_Work to be completed:_ Retype the opening lines of the listing below, ending with the line that contains "const yTicks = [92, 96, 100, 104, 108, 112, 116, 120];", and leave out any pictures.

_Material provided:_
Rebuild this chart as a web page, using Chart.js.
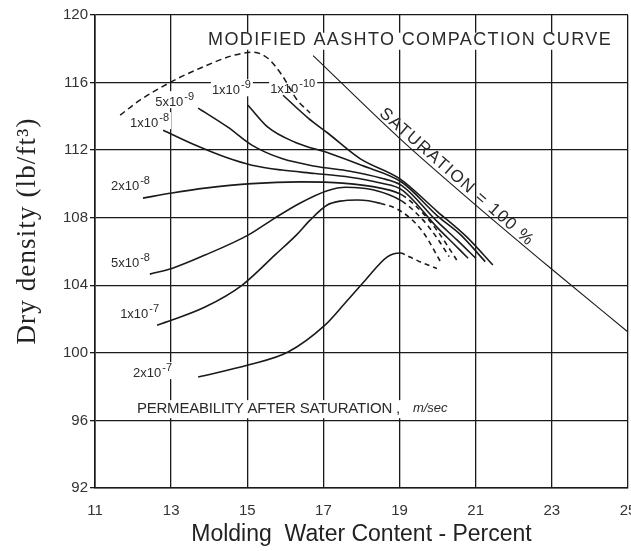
<!DOCTYPE html>
<html>
<head>
<meta charset="utf-8">
<script src="https://cdn.jsdelivr.net/npm/chart.js@4.4.1/dist/chart.umd.min.js"></script>
<style>
  html, body { margin: 0; padding: 0; background: #fff; }
  canvas { display: block; }
</style>
</head>
<body>
<canvas id="chart" width="631" height="551"></canvas>
<script>
const xTicks = [11, 13, 15, 17, 19, 21, 23, 25];
const yTicks = [92, 96, 100, 104, 108, 112, 116, 120];

// [molding water content %, dry density lb/ft3]
const compaction = [[11.66, 114.07], [12.18, 114.96], [13.05, 116.1], [13.76, 116.85], [14.62, 117.6],
  [15.15, 117.8], [15.54, 117.44], [15.91, 116.44], [16.3, 115.0], [16.65, 114.2]];
const saturation = [[16.73, 117.6], [19.0, 112.7], [21.0, 108.75], [23.0, 104.95], [25.0, 101.23]];

const k1e10 = [[15.94, 115.25], [16.6, 113.9], [17.12, 113.0], [17.96, 111.5], [19.01, 110.3],
  [20.0, 108.35], [20.77, 106.85], [21.45, 105.2]];
const k1e9 = [[15.02, 114.66], [15.54, 113.36], [16.25, 112.47], [17.17, 111.8], [18.0, 111.1],
  [19.06, 110.1], [20.0, 108.1], [20.6, 107.0], [21.25, 105.4]];
const k5e9 = [[13.71, 114.49], [14.49, 113.36], [15.12, 112.3], [15.91, 111.5], [16.78, 111.05],
  [17.7, 110.75], [18.5, 110.35], [19.06, 109.9], [20.0, 107.75], [20.5, 106.7], [21.0, 105.6]];
const k1e8 = [[12.79, 113.18], [13.63, 112.3], [14.49, 111.53], [15.12, 111.11], [15.91, 110.82],
  [16.78, 110.62], [17.7, 110.4], [18.5, 110.05], [19.06, 109.65], [20.0, 107.4], [20.4, 106.5], [20.8, 105.6]];
const k2e8 = [[12.26, 109.16], [13.02, 109.46], [13.89, 109.75], [15.12, 110.02], [16.4, 110.12],
  [17.5, 110.05], [18.5, 109.75], [19.06, 109.35], [19.6, 108.3], [20.0, 107.2], [20.5, 105.5]];
const k5e8 = [[12.44, 104.66], [13.02, 105.0], [13.89, 105.79], [15.02, 106.97], [15.68, 107.92],
  [16.38, 108.86], [17.1, 109.6], [17.6, 109.8], [18.3, 109.65], [19.06, 108.98], [19.6, 107.9],
  [20.0, 106.75], [20.3, 105.7]];
const k1e7 = [[12.63, 101.64], [13.02, 101.94], [13.89, 102.71], [14.86, 104.0], [15.73, 105.8],
  [16.3, 107.0], [16.65, 107.86], [17.1, 108.75], [17.44, 108.98], [17.9, 109.05], [18.5, 108.85],
  [19.06, 108.35], [19.6, 107.2], [20.1, 105.3]];
const k2e7 = [[13.71, 98.57], [15.02, 99.28], [16.07, 100.05], [17.04, 101.64], [17.57, 102.95],
  [18.1, 104.3], [18.67, 105.67], [19.01, 105.91], [19.27, 105.67], [19.62, 105.31], [19.98, 105.0]];

// base text, exponent, anchor (water %, density)
const curveLabels = [
  ['1x10', '-10', 15.6, 115.67],
  ['1x10', '-9', 14.07, 115.6],
  ['5x10', '-9', 12.58, 114.9],
  ['1x10', '-8', 11.92, 113.66],
  ['2x10', '-8', 11.42, 109.93],
  ['5x10', '-8', 11.42, 105.37],
  ['1x10', '-7', 11.66, 102.36],
  ['2x10', '-7', 12.0, 98.86]
];

const INK = '#1a1a1a';
const SANS = '"Liberation Sans", Arial, sans-serif';
const pts = arr => arr.map(([x, y]) => ({ x, y }));

function curve(data, dashFrom, width) {
  return {
    data: pts(data),
    showLine: true,
    borderColor: INK,
    borderWidth: width || 1.6,
    pointRadius: 0,
    fill: false,
    cubicInterpolationMode: 'monotone',
    segment: {
      borderDash: c => (dashFrom !== null && c.p0.parsed.x >= dashFrom - 1e-6) ? [5, 4] : undefined
    }
  };
}

// draw text stretched/squeezed by letter spacing to a given width
function spaced(ctx, text, x, y, width) {
  ctx.letterSpacing = '0px';
  const w = ctx.measureText(text).width;
  ctx.letterSpacing = ((width - w) / text.length) + 'px';
  ctx.fillText(text, x, y);
  ctx.letterSpacing = '0px';
}

const annotations = {
  id: 'annotations',
  beforeDatasetsDraw(chart) {
    const { ctx } = chart;
    const xs = chart.scales.x, ys = chart.scales.y;
    const px = v => xs.getPixelForValue(v), py = v => ys.getPixelForValue(v);
    ctx.save();
    ctx.fillStyle = '#fff';
    ctx.fillRect(px(13.85), py(118.95), px(24.7) - px(13.85), 17);
    ctx.fillRect(px(12.0), py(97.2), px(20.6) - px(12.0), 18);
    ctx.fillStyle = '#2a2a2a';
    ctx.textBaseline = 'middle';
    ctx.textAlign = 'left';
    ctx.font = '18px ' + SANS;
    spaced(ctx, 'MODIFIED AASHTO COMPACTION CURVE', px(13.97), py(118.5), px(24.58) - px(13.97));
    ctx.font = '15px ' + SANS;
    spaced(ctx, 'PERMEABILITY AFTER SATURATION ,', px(12.1), py(96.67), px(19.01) - px(12.1));
    ctx.font = 'italic 13px ' + SANS;
    ctx.fillText('m/sec', px(19.35), py(96.7));

    // saturation caption along the line
    const a = Math.atan2(py(108.75) - py(112.7), px(21.0) - px(19.0));
    ctx.save();
    ctx.translate(px(20.5), py(110.4));
    ctx.rotate(a);
    ctx.textAlign = 'center';
    ctx.font = '17px ' + SANS;
    spaced(ctx, 'SATURATION = 100 %', 0, 0, 200);
    ctx.restore();

    // permeability labels
    ctx.textAlign = 'left';
    curveLabels.forEach(([base, exp, x, y]) => {
      const lx = px(x), ly = py(y);
      ctx.font = '13px ' + SANS;
      const bw = ctx.measureText(base).width;
      ctx.font = '11px ' + SANS;
      const ew = ctx.measureText(exp).width;
      ctx.fillStyle = '#fff';
      ctx.fillRect(lx - 1, ly - 10, bw + ew + 4, 17);
      ctx.fillStyle = '#2a2a2a';
      ctx.font = '13px ' + SANS;
      ctx.fillText(base, lx, ly + 1);
      ctx.font = '11px ' + SANS;
      ctx.fillText(exp, lx + bw + 1, ly - 4);
    });
    ctx.restore();
  },
  afterDraw(chart) {
    // y axis title, serif, rotated
    const { ctx } = chart;
    ctx.save();
    ctx.translate(28, 231);
    ctx.rotate(-Math.PI / 2);
    ctx.fillStyle = '#222';
    ctx.textAlign = 'center';
    ctx.textBaseline = 'middle';
    ctx.font = '27px "Liberation Serif", "Times New Roman", serif';
    spaced(ctx, 'Dry density (lb/ft³)', 0, 0, 227);
    ctx.restore();
  }
};

new Chart(document.getElementById('chart'), {
  type: 'scatter',
  data: {
    datasets: [
      curve(saturation, null, 1.1),
      Object.assign(curve(compaction, null, 1.5), { borderDash: [6, 4] }),
      curve(k1e10, null),
      curve(k1e9, null),
      curve(k5e9, null),
      curve(k1e8, null),
      curve(k2e8, 19.06),
      curve(k5e8, 19.06),
      curve(k1e7, 18.5),
      curve(k2e7, 19.01)
    ]
  },
  options: {
    responsive: false,
    animation: false,
    events: [],
    layout: { padding: { top: 15, right: 3, left: 0, bottom: 0 } },
    plugins: { legend: { display: false }, tooltip: { enabled: false } },
    scales: {
      x: {
        type: 'linear',
        min: 11,
        max: 25,
        afterBuildTicks: s => { s.ticks = xTicks.map(v => ({ value: v })); },
        afterFit: s => { s.height = 63; s.paddingLeft = 0; s.paddingRight = 0; },
        grid: { color: INK, lineWidth: 1.3, drawTicks: false },
        border: { color: INK, width: 1.6 },
        ticks: {
          padding: 14,
          color: '#333',
          font: { family: SANS, size: 15 }
        },
        title: {
          display: true,
          text: 'Molding  Water Content - Percent',
          color: '#222',
          padding: { top: 0, bottom: 3 },
          font: { family: SANS, size: 23 }
        }
      },
      y: {
        type: 'linear',
        min: 92,
        max: 120,
        afterBuildTicks: s => { s.ticks = yTicks.map(v => ({ value: v })); },
        afterFit: s => { s.width = 95; s.paddingTop = 0; s.paddingBottom = 0; },
        grid: { color: INK, lineWidth: 1.3, tickLength: 5 },
        border: { color: INK, width: 1.6 },
        ticks: {
          padding: 2,
          color: '#333',
          font: { family: SANS, size: 15 }
        }
      }
    }
  },
  plugins: [annotations]
});
</script>
</body>
</html>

_Result:_
Rebuild this chart as a web page, using Chart.js.
<!DOCTYPE html>
<html>
<head>
<meta charset="utf-8">
<script src="https://cdn.jsdelivr.net/npm/chart.js@4.4.1/dist/chart.umd.min.js"></script>
<style>
  html, body { margin: 0; padding: 0; background: #fff; }
  canvas { display: block; }
</style>
</head>
<body>
<canvas id="chart" width="631" height="551"></canvas>
<script>
const xTicks = [11, 13, 15, 17, 19, 21, 23, 25];
const yTicks = [92, 96, 100, 104, 108, 112, 116, 120];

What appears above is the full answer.